Well at least there's a qualifying "in Hollywood" there, but it still erases Hollywood composers specializing in film music like Mortimer Wilson who came before. And I don't know what "more than any other" is supposed to mean, when there are literally multiple examples of composers writing original, long-form, film music... *in Hollywood*, before him. It's a meaningless qualification that just tries to "fudge" things, and I really suspect whoever wrote that knew it was misleading.

Argue Steiner *popularized* long-form original orchestral film scores in Hollywood with King Kong, and you'd have a good argument. But that is NOT the claim that keeps getting repeated.

https://www.torontofilmmagazine.com/post/watch-max-steiner-maestro-of-movie-music

"This is the story of the man who created a vital new art form once the movies found their voice... His legacy lives on today through the many composers who followed in his footsteps."

I'll put it bluntly: knowing or unknowing, THESE ARE OUTRIGHT FALSEHOODS. The second one particularly galls me because it talks about "legacy"...well what about the legacy of the many composers of original film music *in whose footsteps Max Steiner followed*? Their legacies are not merely forgotten but actively erased with statements like these. Is someone going to tell me Steiner created his scores in a vaccuum and was wholly unfamiliar with Gottfried Huppertz or any other composers of original film music who preceded him? Even if that were true, he is getting credit for something he simply did not do, no matter how you slice it.

Good grief, it's on the freaking poster for the film:


"invented a new art form" -- take that out and it's fine, leave it in and you're rewriting history to fit your own storytelling (or marketing) needs. mad
I've worked in marketing (in the classical music world) and I've always taken care to not let my enthusiasm and desire to sell something push me over the edge into making claims about it which aren't factually true.

Yavar

 
 
 Posted:   Dec 2, 2022 - 2:47 PM   
 By:   John Mullin   (Member)

I mean, I think Steiner was indisputably an excellent composer, and certainly a major contributor in elevating the artform greatly.

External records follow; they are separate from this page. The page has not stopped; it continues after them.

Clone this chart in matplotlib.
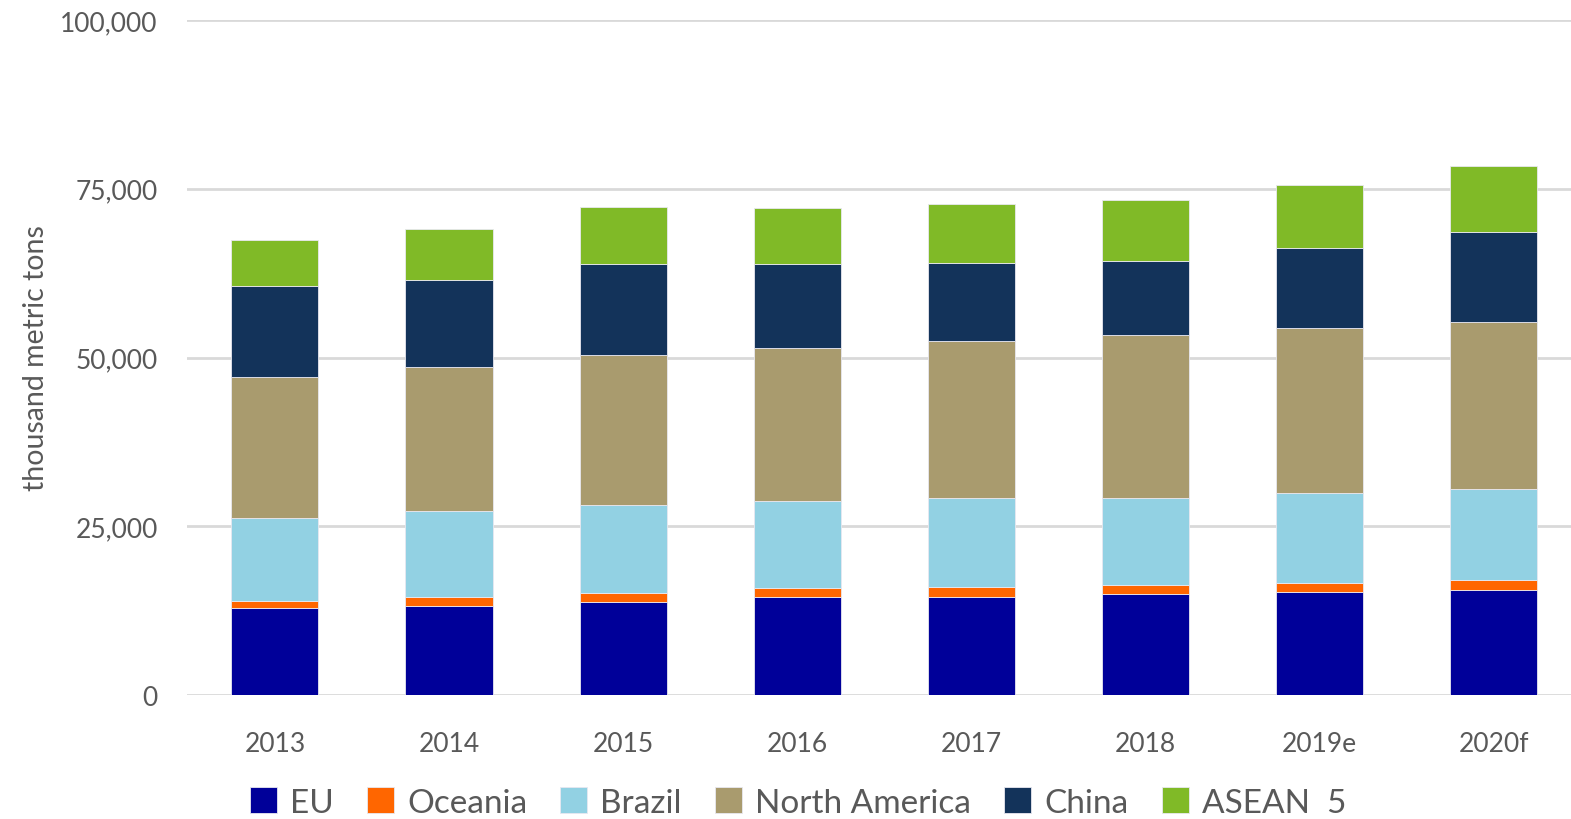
import matplotlib.pyplot as plt
import numpy as np

years = ['2013', '2014', '2015', '2016', '2017', '2018', '2019e', '2020f']
eu = [12900, 13200, 13800, 14500, 14500, 15000, 15300, 15600]
oceania = [1000, 1300, 1300, 1400, 1500, 1300, 1300, 1400]
brazil = [12300, 12800, 13000, 12800, 13200, 12900, 13300, 13500]
north_america = [20900, 21300, 22300, 22700, 23200, 24100, 24500, 24800]
china = [13500, 12900, 13500, 12500, 11600, 11000, 11800, 13300]
asean = [6800, 7500, 8400, 8200, 8700, 9000, 9400, 9800]

series = [eu, oceania, brazil, north_america, china, asean]
names = ['EU', 'Oceania', 'Brazil', 'North America', 'China', 'ASEAN  5']
colores = ['#000099', '#FF6600', '#92D1E3', '#A99B6E', '#13335A', '#80BA27']

plt.rcParams['font.family'] = ['Lato', 'DejaVu Sans']
gris = '#595959'

fig = plt.figure(figsize=(15.71, 8.2), dpi=100)
ax = fig.add_axes([187/1571, 1-696/820, 1-187/1571, (696-21)/820])

x = np.arange(len(years))
base = np.zeros(len(years))
for vals, nom, col in zip(series, names, colores):
    ax.bar(x, vals, 0.5, bottom=base, color=col, label=nom,
           edgecolor='#E8E8F0', linewidth=0.6, zorder=3)
    base += np.array(vals)

ax.set_xlim(-0.505, 7.445)
ax.set_ylim(0, 100000)
ax.set_yticks([0, 25000, 50000, 75000, 100000])
ax.set_yticklabels(['0', '25,000', '50,000', '75,000', '100,000'])
ax.set_xticks(x)
ax.set_xticklabels(years)
ax.tick_params(axis='both', length=0, labelsize=19, labelcolor=gris)
ax.tick_params(axis='x', pad=26)
ax.tick_params(axis='y', pad=21)
ax.grid(axis='y', color='#D9D9D9', linewidth=2, zorder=0)
for s in ax.spines.values():
    s.set_visible(False)
ax.set_ylabel('thousand metric tons', fontsize=20.5, color=gris, labelpad=8)

fig.legend(loc='center', bbox_to_anchor=(0.508, 0.02), ncol=6, frameon=False,
           fontsize=24, labelcolor=gris, handlelength=0.8, handleheight=0.8,
           handletextpad=0.4, columnspacing=1.0)

fig.savefig('out.png', dpi=100)
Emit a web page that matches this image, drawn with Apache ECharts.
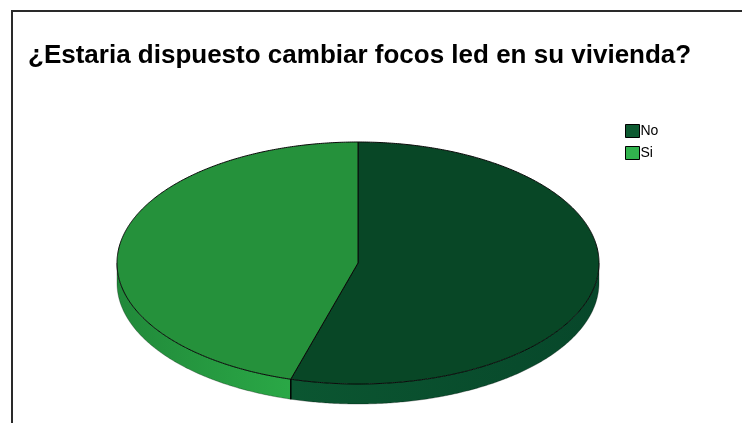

At one point the documentary runs a memo from Jack Warner to the Warner Bros. music department basically saying, "I love what Steiner is doing -- everyone else should look at his music and follow his lead." I have no doubt that his music greatly influenced others of the time, just as many composers in the 70s and 80s were instructed to try to take influence from Star Wars.

But in the 30s and 40s, I feel like evolution of film music had many fathers, and sometimes it might have been as simple as a studio mogul saying, "I like that -- that's what I want -- do more of that." Steiner was there for all of that and was a giant of his time, without question.

 
 Posted:   Dec 2, 2022 - 7:16 PM   
 By:   edwzoomom   (Member)


I actually watched this documentary last weekend on Amazon Prime. It was so interesting. I meant to post about it but I must have seen a squirrel. I saw our Ray Faiola mentioned in the credits as well. I thought the format was well presented.